Beiträge von Thamiel

    Tja. Dazu kann ich auch was beitragen: Ich wollte mir hier vor Ort endlich mal einen lokalen Zahnarzt aussuchen und nicht mehr zweimal im Jahr zu meinem angestammten in die Heimat tingeln zur Zahnreinigung. Aus einem Termin sind dann über die Ferien mal flugs 5 geworden *g* und das ohne schmerzhaften Anlass. War aber gut und mein Neuer hatte auch trotz Corona volles Haus. Trotz aller möglichen Vorsichtsmassnahmen.

    Bei meinem Vereinen ist es seit Mai so, dass es behördlicherweise eine Höchstzahl an Sportlern gibt, die zur gleichen Zeit trainieren dürfen, zuzüglich zu den Auflagen, die Sportschießen sonst noch hat (Aufsichtsführung usw.).

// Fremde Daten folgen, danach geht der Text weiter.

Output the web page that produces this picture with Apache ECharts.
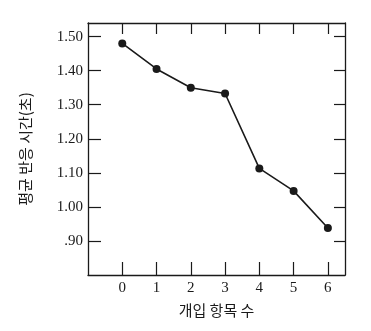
<!DOCTYPE html>
<html><head><meta charset="utf-8">
<script src="https://cdn.jsdelivr.net/npm/echarts@6/dist/echarts.min.js"></script>
<style>html,body{margin:0;padding:0;background:#fff}#c{width:371px;height:331px}</style>
</head><body><div id="c"></div>
<script>
const categories = [0, 1, 2, 3, 4, 5, 6];
const reactionTimes = [1.48, 1.405, 1.35, 1.333, 1.113, 1.047, 0.938];
const yTicks = [0.9, 1.0, 1.1, 1.2, 1.3, 1.4, 1.5];
const yTickLabels = ['.90', '1.00', '1.10', '1.20', '1.30', '1.40', '1.50'];
const xTitle = '개입 항목 수';
const yTitle = '평균 반응 시간(초)';

const serif = '"Liberation Serif", "DejaVu Serif", serif';
const kr = '"Noto Sans CJK KR", sans-serif';
const ink = '#1a1a1a';
const axisLine = { show: true, onZero: false, lineStyle: { color: ink, width: 1.3 } };

const chart = echarts.init(document.getElementById('c'));
chart.setOption({
  backgroundColor: '#fff',
  animation: false,
  grid: { left: 88, right: 26, top: 23, bottom: 56 },
  xAxis: [
    {
      type: 'value', min: -1, max: 6.5, interval: 1, position: 'bottom',
      axisLine,
      splitLine: { show: false },
      axisTick: { show: true, inside: true, length: 13, customValues: categories, lineStyle: { color: ink, width: 1.2 } },
      axisLabel: { customValues: categories, color: ink, fontFamily: serif, fontSize: 15, margin: 6 },
      name: xTitle, nameLocation: 'middle', nameGap: 28,
      nameTextStyle: { fontFamily: kr, fontSize: 15, color: ink }
    },
    {
      type: 'value', min: -1, max: 6.5, interval: 1, position: 'top',
      axisLine,
      splitLine: { show: false },
      axisTick: { show: true, inside: true, length: 11, customValues: categories, lineStyle: { color: ink, width: 1.2 } },
      axisLabel: { show: false }
    }
  ],
  yAxis: [
    {
      type: 'value', min: 0.8, max: 1.54, position: 'left',
      axisLine,
      splitLine: { show: false },
      axisTick: { show: true, inside: true, length: 13, customValues: yTicks, lineStyle: { color: ink, width: 1.2 } },
      axisLabel: {
        customValues: yTicks, color: ink, fontFamily: serif, fontSize: 15, margin: 5,
        formatter: v => yTickLabels[yTicks.findIndex(t => Math.abs(t - v) < 1e-6)]
      },
      name: yTitle, nameLocation: 'middle', nameGap: 55, nameRotate: 90,
      nameTextStyle: { fontFamily: kr, fontSize: 15, color: ink }
    },
    {
      type: 'value', min: 0.8, max: 1.54, position: 'right',
      axisLine,
      splitLine: { show: false },
      axisTick: { show: true, inside: true, length: 11, customValues: yTicks, lineStyle: { color: ink, width: 1.2 } },
      axisLabel: { show: false }
    }
  ],
  series: [{
    type: 'line',
    xAxisIndex: 0, yAxisIndex: 0,
    data: categories.map((c, i) => [c, reactionTimes[i]]),
    symbol: 'circle', symbolSize: 8,
    lineStyle: { color: ink, width: 1.6 },
    itemStyle: { color: ink }
  }]
});
</script></body></html>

Das sieht so aus, dass wir uns online für bestimmte Zeitfenster und bestimmte Schützenstände anmelden können (first come first serve), wobei die verfügbaren Stände aufgrund des einzuhaltenden Abstands auf dem Schießstands auch auf 30% reduziert sind (von 10 Luftdruckwaffenständen sind bspw. nur 3 benutzbar, weil die anderen dazwischen leer sein müssen).

    Du darfst nicht im Schützenhaus verweilen, du wartest auf dem Parkplatz, bis du aufgerufen wirst. Du desinfizierst dir die Hände, du trägst dich mit Namen und Adresse, Datum und Zeit in die Anwesenheitsliste ein, ins Schießbuch sowieso und dann gehst du durch zum Stand und nutzt deine Zeit für autodidaktisches Einzeltraining. Kein Toilettengang, keine Getränke, kein Gespräch, kein Coaching, von früheren "Extravaganzen" wie Videoanalyse etc. ganz zu schweigen. Nur du, deine Mitschützen und die Aufsicht. Bis vor 4 Wochen musstest du auch beim Training Mundnasenbedeckung tragen, was ein Problem sein kann, wenn du auf eine Schießbrille angewiesen bist, das nur als kleine Episode nebenher. Danach gehst du raus und fährst heim. Aber auf Wiedersehen darfst du sagen.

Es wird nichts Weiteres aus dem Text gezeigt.